Precision Drafting for Innovators and Creators

In a landscape of rapid innovation, generic templates are a liability. Whether you are licensing proprietary software or protecting your brand during a high-stakes collaboration, your contracts need to be as advanced as your technology. At Littlejohn Law Offices, we specialize in custom contract drafting that safeguards your Intellectual Property and provides clear, enforceable frameworks for growth.

Contract Specializations

1. Intellectual Property Licensing

Your ideas are your revenue. We draft licensing agreements that ensure you retain control while maximizing the commercial value of your IP.
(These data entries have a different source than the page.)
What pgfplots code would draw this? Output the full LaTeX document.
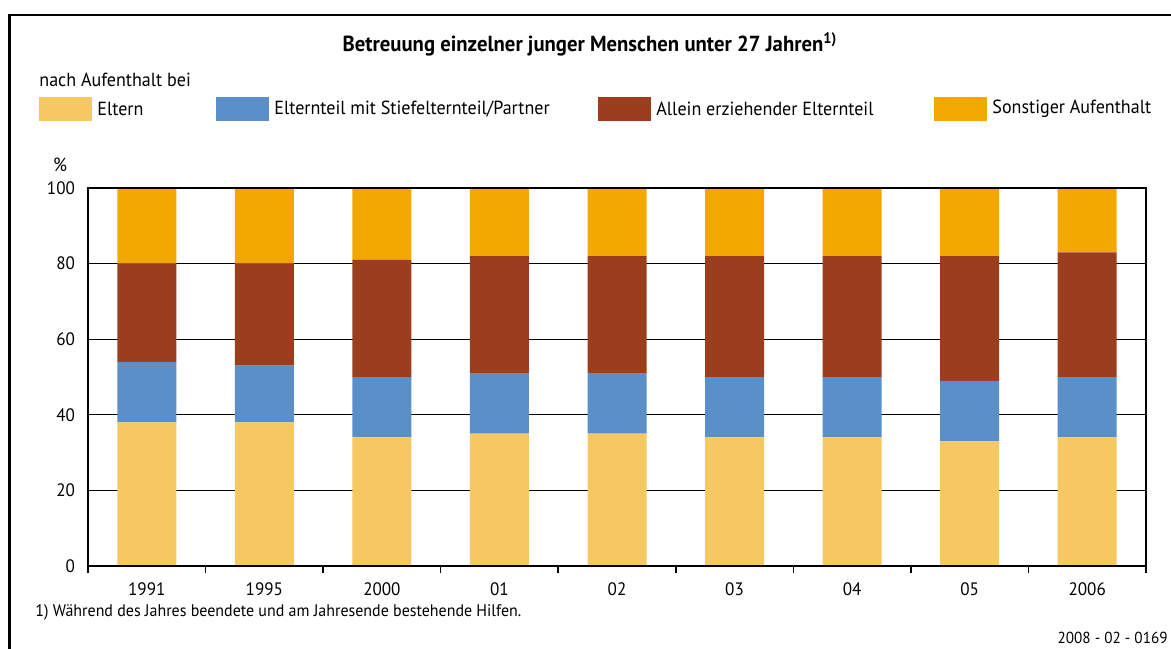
\documentclass[border=0pt]{standalone}
\usepackage{fontspec}
\setmainfont{PT Sans}[FakeStretch=0.95]
\usepackage{pgfplots}
\pgfplotsset{compat=1.18}
\definecolor{cEltern}{HTML}{F6C862}
\definecolor{cStief}{HTML}{5B8FC7}
\definecolor{cAllein}{HTML}{9A3E1E}
\definecolor{cSonst}{HTML}{F2A800}
\pgfplotsset{
  layers/gridbelow/.define layer set={
    axis background,axis grid,main,axis ticks,axis lines,axis tick labels,axis descriptions,axis foreground
  }{/pgfplots/layers/standard},
}
\begin{document}
\begin{tikzpicture}
\begin{scope}[x=0.5pt,y=-0.5pt]
\path[use as bounding box] (0,0) rectangle (1171,648);
\draw[line width=1.1pt] (9.5,700) -- (9.5,15) -- (1200,15);
\node[font=\fontsize{10.9}{12}\selectfont\bfseries] at (590,44) {Betreuung einzelner junger Menschen unter 27 Jahren\textsuperscript{1)}};
\node[font=\fontsize{9.5}{11}\selectfont, anchor=west, inner sep=0pt] at (39,80) {nach Aufenthalt bei};
\fill[cEltern] (39,97) rectangle (92,121);
\node[font=\fontsize{9.5}{11}\selectfont, anchor=west, inner sep=0pt] at (97,109) {Eltern};
\fill[cStief] (216,97) rectangle (269,121);
\node[font=\fontsize{9.5}{11}\selectfont, anchor=west, inner sep=0pt] at (274,109) {Elternteil mit Stiefelternteil/Partner};
\fill[cAllein] (598,97) rectangle (651,121);
\node[font=\fontsize{9.5}{11}\selectfont, anchor=west, inner sep=0pt] at (656,109) {Allein erziehender Elternteil};
\fill[cSonst] (934,97) rectangle (987,121);
\node[font=\fontsize{9.5}{11}\selectfont, anchor=west, inner sep=0pt] at (992,109) {Sonstiger Aufenthalt};
\node[font=\fontsize{9.5}{11}\selectfont, inner sep=0pt] at (60,165) {\%};
\node[font=\fontsize{8.4}{10}\selectfont, anchor=west, inner sep=0pt] at (35,612) {1) Während des Jahres beendete und am Jahresende bestehende Hilfen.};
\node[font=\fontsize{8}{10}\selectfont, anchor=east, inner sep=0pt] at (1168,638) {2008 - 02 - 0169};
\end{scope}
\begin{axis}[
  set layers=gridbelow,
  at={(44pt,-283pt)}, anchor=south west,
  width=529pt, height=189pt, scale only axis,
  xmin=-0.5, xmax=8.5, ymin=0, ymax=100,
  ybar stacked, bar width=29.5pt,
  xtick={0,...,8},
  xticklabels={1991,1995,2000,01,02,03,04,05,2006},
  minor xtick={-0.5,0.5,...,8.5},
  xtick pos=left,
  tick align=outside,
  major tick length=0pt,
  minor tick length=3.5pt,
  minor tick style={line width=0.8pt,black},
  ytick={0,20,...,100},
  ymajorgrids,
  major grid style={line width=0.55pt,black},
  axis line style={line width=1pt},
  /pgf/number format/assume math mode=true,
  tick label style={font=\fontsize{9}{11}\selectfont},
  x tick label style={yshift=-5pt},
  y tick label style={xshift=-3pt},
]
\addplot[fill=cEltern,draw=none] coordinates {(0,38) (1,38) (2,34) (3,35) (4,35) (5,34) (6,34) (7,33) (8,34)};
\addplot[fill=cStief,draw=none] coordinates {(0,16) (1,15) (2,16) (3,16) (4,16) (5,16) (6,16) (7,16) (8,16)};
\addplot[fill=cAllein,draw=none] coordinates {(0,26) (1,27) (2,31) (3,31) (4,31) (5,32) (6,32) (7,33) (8,33)};
\addplot[fill=cSonst,draw=none] coordinates {(0,20) (1,20) (2,19) (3,18) (4,18) (5,18) (6,18) (7,18) (8,17)};
\end{axis}
\end{tikzpicture}
\end{document}
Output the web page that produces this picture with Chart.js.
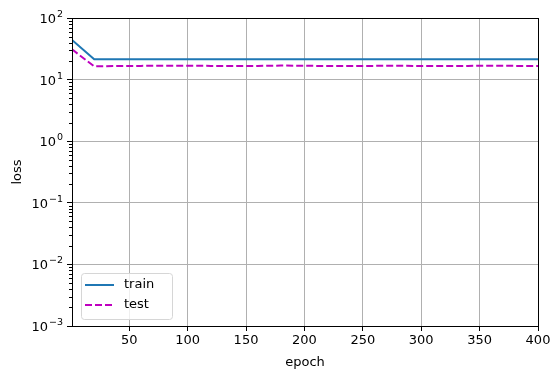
<!DOCTYPE html>
<html lang="en">
<head>
    <meta charset="UTF-8">
    <title>loss vs epoch</title>
    <script src="https://cdn.jsdelivr.net/npm/chart.js"></script>
    <style>
        body { margin: 0; background: #ffffff; }
        #wrap { width: 560px; height: 379px; }
    </style>
</head>
<body>
    <div id="wrap"><canvas id="lossChart" width="560" height="379"></canvas></div>
    <script>
        // values
        const epochs = [1, 20, 40, 60, 80, 100, 120, 140, 160, 180, 200, 220, 240, 260, 280, 300, 320, 340, 360, 380, 400];
        const trainLoss = [44, 21.3, 21.3, 21.3, 21.3, 21.3, 21.3, 21.3, 21.3, 21.3, 21.3, 21.3, 21.3, 21.3, 21.3, 21.3, 21.3, 21.3, 21.3, 21.3, 21.3];
        const testLoss = [31, 16.4, 16.6, 16.7, 16.8, 16.8, 16.7, 16.7, 16.7, 16.9, 16.8, 16.6, 16.7, 16.7, 16.8, 16.6, 16.7, 16.7, 16.8, 16.7, 16.7];
        const xTicks = [50, 100, 150, 200, 250, 300, 350, 400];
        const yExponents = [-3, -2, -1, 0, 1, 2];

        const FONT = "'DejaVu Sans', sans-serif";

        // frame, minor ticks, 10^n labels and legend, matplotlib style
        const decor = {
            id: "decor",
            afterDraw(chart) {
                const ctx = chart.ctx;
                const a = chart.chartArea;
                const y = chart.scales.y;
                ctx.save();
                ctx.strokeStyle = "#000";
                ctx.lineWidth = 1;
                for (let e = -3; e < 2; e++) {
                    for (let k = 2; k <= 9; k++) {
                        const py = Math.round(y.getPixelForValue(k * Math.pow(10, e))) + 0.5;
                        ctx.beginPath();
                        ctx.moveTo(a.left - 3, py);
                        ctx.lineTo(a.left, py);
                        ctx.stroke();
                    }
                }
                ctx.strokeRect(Math.round(a.left) + 0.5, Math.round(a.top) + 0.5,
                    Math.round(a.right - a.left), Math.round(a.bottom - a.top));

                // y tick labels as 10 with raised exponent
                ctx.fillStyle = "#000";
                ctx.textBaseline = "alphabetic";
                yExponents.forEach(e => {
                    const py = y.getPixelForValue(Math.pow(10, e));
                    const ex = e < 0 ? "\u2212" + (-e) : String(e);
                    ctx.font = "9.5px " + FONT;
                    const ew = ctx.measureText(ex).width;
                    const right = a.left - 9;
                    ctx.textAlign = "left";
                    ctx.fillText(ex, right - ew, py - 1);
                    ctx.font = "13px " + FONT;
                    ctx.textAlign = "right";
                    ctx.fillText("10", right - ew - 1, py + 5);
                });

                // legend box
                const lx = a.left + 9, ly = a.bottom - 53, lw = 91, lh = 46;
                ctx.fillStyle = "rgba(255,255,255,0.8)";
                ctx.strokeStyle = "#d6d6d6";
                ctx.beginPath();
                ctx.roundRect(lx + 0.5, ly + 0.5, lw, lh, 3);
                ctx.fill();
                ctx.stroke();
                chart.data.datasets.forEach((ds, i) => {
                    const yy = ly + 12 + i * 20;
                    ctx.strokeStyle = ds.borderColor;
                    ctx.lineWidth = 2;
                    ctx.setLineDash(ds.borderDash || []);
                    ctx.beginPath();
                    ctx.moveTo(lx + 4, yy);
                    ctx.lineTo(lx + 33, yy);
                    ctx.stroke();
                    ctx.setLineDash([]);
                    ctx.fillStyle = "#000";
                    ctx.font = "13px " + FONT;
                    ctx.textAlign = "left";
                    ctx.textBaseline = "middle";
                    ctx.fillText(ds.label, lx + 43, yy);
                });
                ctx.restore();
            }
        };

        new Chart(document.getElementById("lossChart"), {
            type: "line",
            data: {
                datasets: [{
                    label: "train",
                    data: epochs.map((e, i) => ({ x: e, y: trainLoss[i] })),
                    borderColor: "#1f77b4",
                    borderWidth: 2,
                    pointRadius: 0,
                    tension: 0
                }, {
                    label: "test",
                    data: epochs.map((e, i) => ({ x: e, y: testLoss[i] })),
                    borderColor: "#bf00bf",
                    borderWidth: 2,
                    borderDash: [7, 3],
                    pointRadius: 0,
                    tension: 0
                }]
            },
            options: {
                responsive: false,
                animation: false,
                layout: { padding: { left: 0, right: 22, top: 18, bottom: 0 } },
                plugins: { legend: { display: false }, tooltip: { enabled: false } },
                scales: {
                    x: {
                        type: "linear",
                        min: 1,
                        max: 400,
                        afterBuildTicks: s => { s.ticks = xTicks.map(v => ({ value: v })); },
                        afterFit: s => { s.height = 53; },
                        grid: { color: "#b0b0b0", lineWidth: 1, tickColor: "#000", tickLength: 5 },
                        border: { color: "#000" },
                        ticks: { color: "#000", font: { family: FONT, size: 13 }, padding: 2, maxRotation: 0 },
                        title: { display: true, text: "epoch", color: "#000", font: { family: FONT, size: 13 }, padding: { top: 0, bottom: 9 } }
                    },
                    y: {
                        type: "logarithmic",
                        min: 1e-3,
                        max: 1e2,
                        afterBuildTicks: s => { s.ticks = yExponents.map(e => ({ value: Math.pow(10, e) })); },
                        afterFit: s => { s.width = 72; },
                        grid: { color: "#b0b0b0", lineWidth: 1, tickColor: "#000", tickLength: 5 },
                        border: { color: "#000" },
                        ticks: { color: "#000", font: { family: FONT, size: 13 }, padding: 3, callback: () => "" },
                        title: { display: true, text: "loss", color: "#000", font: { family: FONT, size: 13 }, padding: { top: 10, bottom: 4 } }
                    }
                }
            },
            plugins: [decor]
        });
    </script>
</body>
</html>
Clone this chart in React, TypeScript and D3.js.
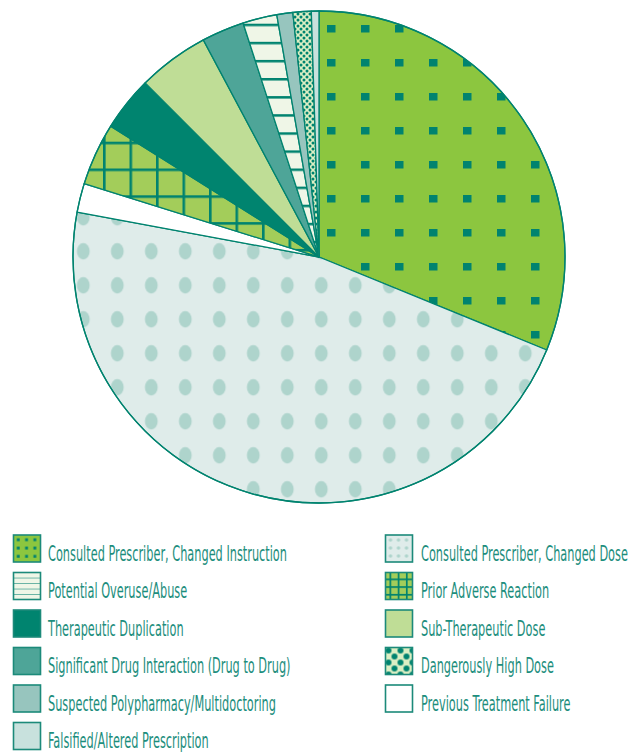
import React, { useLayoutEffect, useRef, useState } from "react";
import * as d3 from "d3";

// Pie order, clockwise from 12 o'clock
const categories = [
  "Consulted Prescriber, Changed Instruction",
  "Consulted Prescriber, Changed Dose",
  "Previous Treatment Failure",
  "Prior Adverse Reaction",
  "Therapeutic Duplication",
  "Sub-Therapeutic Dose",
  "Significant Drug Interaction (Drug to Drug)",
  "Potential Overuse/Abuse",
  "Suspected Polypharmacy/Multidoctoring",
  "Dangerously High Dose",
  "Falsified/Altered Prescription",
];
const values = [31.2, 46.8, 1.9, 4.1, 3.6, 4.7, 2.8, 2.25, 1.05, 1.2, 0.5];

// legend columns (indices into categories)
const legendLeft = [0, 7, 4, 6, 8, 10];
const legendRight = [1, 3, 5, 9, 2];

const TEAL = "#00836f";
const TEXT = "#1d8e7d";
const W = 637;
const H = 754;
const CX = 319;
const CY = 257;
const R = 246;

const solid: Record<number, string> = {
  2: "#ffffff",
  4: "#00846f",
  5: "#bfdd96",
  6: "#4ea598",
  8: "#97c5be",
  10: "#c8e1dd",
};

function PiePatterns() {
  return (
    <>
      <pattern id="p0" patternUnits="userSpaceOnUse" x={348} y={40} width={34} height={34}>
        <rect width={34} height={34} fill="#8cc63f" />
        <rect x={0} y={0} width={8.5} height={7.5} fill={TEAL} />
      </pattern>
      <pattern id="p1" patternUnits="userSpaceOnUse" x={87.3} y={215.3} width={34} height={34}>
        <rect width={34} height={34} fill="#dfecea" />
        <ellipse cx={17} cy={17} rx={6.4} ry={8.3} fill="#aed4cc" />
      </pattern>
      <pattern id="p3" patternUnits="userSpaceOnUse" x={102} y={152.7} width={26.5} height={26.8}>
        <rect width={26.5} height={26.8} fill="#a3cd5a" />
        <rect x={0} y={0} width={2.6} height={26.8} fill={TEAL} />
        <rect x={0} y={0} width={26.5} height={2.6} fill={TEAL} />
      </pattern>
      <pattern id="p7" patternUnits="userSpaceOnUse" x={0} y={2} width={40} height={18.1}>
        <rect width={40} height={18.1} fill="#eff6e7" />
        <rect x={0} y={0} width={40} height={2.5} fill={TEAL} />
      </pattern>
      <pattern id="p9" patternUnits="userSpaceOnUse" x={0} y={0} width={6} height={6}>
        <rect width={6} height={6} fill="#dcefc4" />
        <circle cx={0} cy={0} r={1.5} fill={TEAL} />
        <circle cx={6} cy={0} r={1.5} fill={TEAL} />
        <circle cx={0} cy={6} r={1.5} fill={TEAL} />
        <circle cx={6} cy={6} r={1.5} fill={TEAL} />
        <circle cx={3} cy={3} r={1.5} fill={TEAL} />
      </pattern>
    </>
  );
}

function LegendPattern({ idx, x, y }: { idx: number; x: number; y: number }) {
  const id = `lg${idx}`;
  if (idx === 0)
    return (
      <pattern id={id} patternUnits="userSpaceOnUse" x={x} y={y} width={8.3} height={8.3}>
        <rect width={8.3} height={8.3} fill="#8cc63f" />
        <rect x={3.3} y={3.3} width={2.9} height={2.9} fill={TEAL} />
      </pattern>
    );
  if (idx === 1)
    return (
      <pattern id={id} patternUnits="userSpaceOnUse" x={x + 1} y={y + 1} width={8} height={8}>
        <rect width={8} height={8} fill="#dfecea" />
        <circle cx={4} cy={4} r={1.8} fill="#aed4cc" />
      </pattern>
    );
  if (idx === 3)
    return (
      <pattern id={id} patternUnits="userSpaceOnUse" x={x + 4} y={y + 6} width={8.2} height={7.7}>
        <rect width={8.2} height={7.7} fill="#a3cd5a" />
        <rect x={0} y={0} width={1.7} height={7.7} fill={TEAL} />
        <rect x={0} y={0} width={8.2} height={1.7} fill={TEAL} />
      </pattern>
    );
  if (idx === 7)
    return (
      <pattern id={id} patternUnits="userSpaceOnUse" x={x} y={y + 0.5} width={30} height={5.5}>
        <rect width={30} height={5.5} fill="#eff6e7" />
        <rect x={0} y={4.8} width={30} height={1.4} fill="#3a9c8c" />
      </pattern>
    );
  if (idx === 9)
    return (
      <pattern id={id} patternUnits="userSpaceOnUse" x={x + 3} y={y + 3} width={12} height={12}>
        <rect width={12} height={12} fill="#dcefc4" />
        <circle cx={0} cy={0} r={3} fill={TEAL} />
        <circle cx={12} cy={0} r={3} fill={TEAL} />
        <circle cx={0} cy={12} r={3} fill={TEAL} />
        <circle cx={12} cy={12} r={3} fill={TEAL} />
        <circle cx={6} cy={6} r={3} fill={TEAL} />
      </pattern>
    );
  return null;
}

const patterned = new Set([0, 1, 3, 7, 9]);
const pieFill = (i: number) => (patterned.has(i) ? `url(#p${i})` : solid[i]);
const legendFill = (i: number) => (patterned.has(i) ? `url(#lg${i})` : solid[i]);

const FONT = "'Liberation Sans Narrow', 'DejaVu Sans Condensed', 'Roboto', sans-serif";
const FS = 20.5;

export default function App() {
  const measure = useRef<SVGTextElement>(null);
  const [sx, setSx] = useState(0.78);

  useLayoutEffect(() => {
    if (measure.current) {
      const len = measure.current.getComputedTextLength();
      if (len > 0) setSx(239 / len);
    }
  }, []);

  const pie = d3
    .pie<number>()
    .sort(null)
    .value((d) => d)
    .startAngle(0)
    .endAngle(2 * Math.PI);
  const arcs = pie(values);
  const arc = d3.arc<d3.PieArcDatum<number>>().innerRadius(0).outerRadius(R);

  const rowY = d3.range(6).map((i) => 535 + 37.5 * i);
  const sw = 27;

  const legendItems = [
    ...legendLeft.map((c, r) => ({ c, x: 13.5, y: rowY[r], tx: 48 })),
    ...legendRight.map((c, r) => ({ c, x: 385.5, y: rowY[r], tx: 421 })),
  ];

  return (
    <svg
      width={W}
      height={H}
      style={{ position: "absolute", left: 0, top: 0, display: "block" }}
    >
      <defs>
        <PiePatterns />
        {legendItems.map((it) => (
          <LegendPattern key={it.c} idx={it.c} x={it.x} y={it.y} />
        ))}
      </defs>
      <rect width={W} height={H} fill="#ffffff" />
      <g transform={`translate(${CX},${CY})`}>
        {arcs.map((a, i) => (
          <path
            key={i}
            d={arc(a) || ""}
            fill={pieFill(i)}
            stroke={TEAL}
            strokeWidth={1.3}
            strokeLinejoin="round"
          />
        ))}
        <circle r={R} fill="none" stroke={TEAL} strokeWidth={1.3} />
      </g>
      <g>
        {legendItems.map((it) => (
          <g key={it.c}>
            <rect
              x={it.x}
              y={it.y}
              width={sw}
              height={sw}
              fill={legendFill(it.c)}
              stroke="#1c8a7a"
              strokeWidth={1.6}
            />
            <text
              ref={it.c === 0 ? measure : undefined}
              transform={`translate(${it.tx},${it.y + 25.5}) scale(${sx},1)`}
              fontFamily={FONT}
              fontSize={FS}
              fill={TEXT}
            >
              {categories[it.c]}
            </text>
          </g>
        ))}
      </g>
    </svg>
  );
}
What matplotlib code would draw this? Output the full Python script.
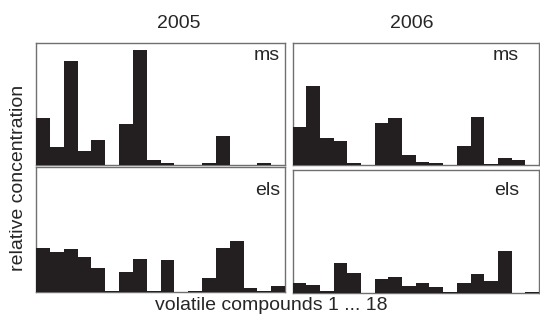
import matplotlib
matplotlib.use("Agg")
import matplotlib.pyplot as plt
import numpy as np

plt.rcParams["font.family"] = ["Liberation Sans", "DejaVu Sans"]

# relative concentrations of the 18 volatile compounds
compounds = np.arange(18)
ms_2005 = [0.38, 0.14, 0.845, 0.11, 0.20, 0, 0.33, 0.94, 0.04,
           0.01, 0, 0, 0.01, 0.23, 0, 0, 0.01, 0]
ms_2006 = [0.31, 0.64, 0.22, 0.19, 0.01, 0, 0.34, 0.38, 0.08,
           0.02, 0.01, 0, 0.15, 0.39, 0.005, 0.05, 0.04, 0]
els_2005 = [0.35, 0.32, 0.34, 0.28, 0.19, 0.005, 0.16, 0.26, 0.005,
            0.25, 0, 0.005, 0.105, 0.35, 0.405, 0.03, 0.005, 0.045]
els_2006 = [0.085, 0.065, 0.015, 0.24, 0.16, 0, 0.11, 0.13, 0.06,
            0.085, 0.045, 0.01, 0.085, 0.15, 0.1, 0.34, 0, 0.01]

years = ["2005", "2006"]
W, H = 540, 321
bar_color = "#231f20"
frame_color = "#707070"
text_color = "#262626"
fs = 14

fig = plt.figure(figsize=(W / 100, H / 100), dpi=100)


def px_rect(x0, y0, x1, y1):
    # pixel box (top-left origin) -> figure fraction rect
    return [x0 / W, 1 - y1 / H, (x1 - x0) / W, (y1 - y0) / H]


panels = [
    (ms_2005, px_rect(36, 42.5, 285, 164.5), "ms", 280, 60),
    (ms_2006, px_rect(292.5, 42.5, 539, 164.5), "ms", 519, 60),
    (els_2005, px_rect(36, 167, 285, 291.5), "els", 280, 195),
    (els_2006, px_rect(292.5, 169.5, 539, 293), "els", 519, 195),
]

for values, rect, label, lx, ly in panels:
    ax = fig.add_axes(rect)
    ax.bar(compounds, values, width=1.0, align="edge", color=bar_color,
           edgecolor="none", zorder=3)
    ax.set_xlim(0, 18)
    ax.set_ylim(0, 1)
    ax.set_xticks([])
    ax.set_yticks([])
    for sp in ax.spines.values():
        sp.set_color(frame_color)
        sp.set_linewidth(1.0)
    fig.text(lx / W, 1 - ly / H, label, ha="right", va="baseline",
             fontsize=fs, color=text_color)

fig.text(179 / W, 1 - 28 / H, years[0], ha="center", va="baseline",
         fontsize=fs, color=text_color)
fig.text(412 / W, 1 - 28 / H, years[1], ha="center", va="baseline",
         fontsize=fs, color=text_color)
fig.text(271 / W, 1 - 310 / H, "volatile compounds 1 ... 18", ha="center",
         va="baseline", fontsize=fs, color=text_color)
fig.text(19 / W, 1 - 178 / H, "relative concentration", rotation=90,
         ha="center", va="center", fontsize=fs, color=text_color)

fig.savefig("out.png", dpi=100)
  • Software Licensing: Clearly defined usage rights, royalty structures, and sub-licensing permissions.
  • Trademark & Brand Licensing: Protecting your brand integrity while expanding your market reach.
  • Content & Media Licensing: Custom terms for creators, influencers, and digital media companies.

2. Technology & SaaS Agreements

The laws governing data and digital services are unique and ever-changing. We draft the “Terms of the Deal” for modern platforms:

  • SaaS Service Agreements: Comprehensive terms covering uptime, data security, and service level agreements (SLAs).
  • End User License Agreements (EULA): Protecting your software from unauthorized use or reverse engineering.

3. Website Infrastructure & Compliance

Your digital storefront is your first line of legal defense. We provide attorney-drafted documents  for your web presence:

  • Custom Privacy Policies: Tailored to the specific data you collect and how you use it (GDPR, CCPA, and NC privacy standards).
  • Terms & Conditions: Defining the rules of your platform to limit liability and prevent user abuse.

    4. Strategic Non-Disclosure Agreements (NDAs)

    When you’re sharing your “secret sauce,” a one-page form isn’t enough. We draft Custom NDAs that include:

    • Mutual & Unilateral Protections: Tailored to the flow of information in your specific deal.
    • Non-Circumvention Clauses: Preventing partners from “going around you” once they see your proprietary data.
    • Specific Carve-outs: Defining exactly what is (and isn’t) confidential to avoid future disputes.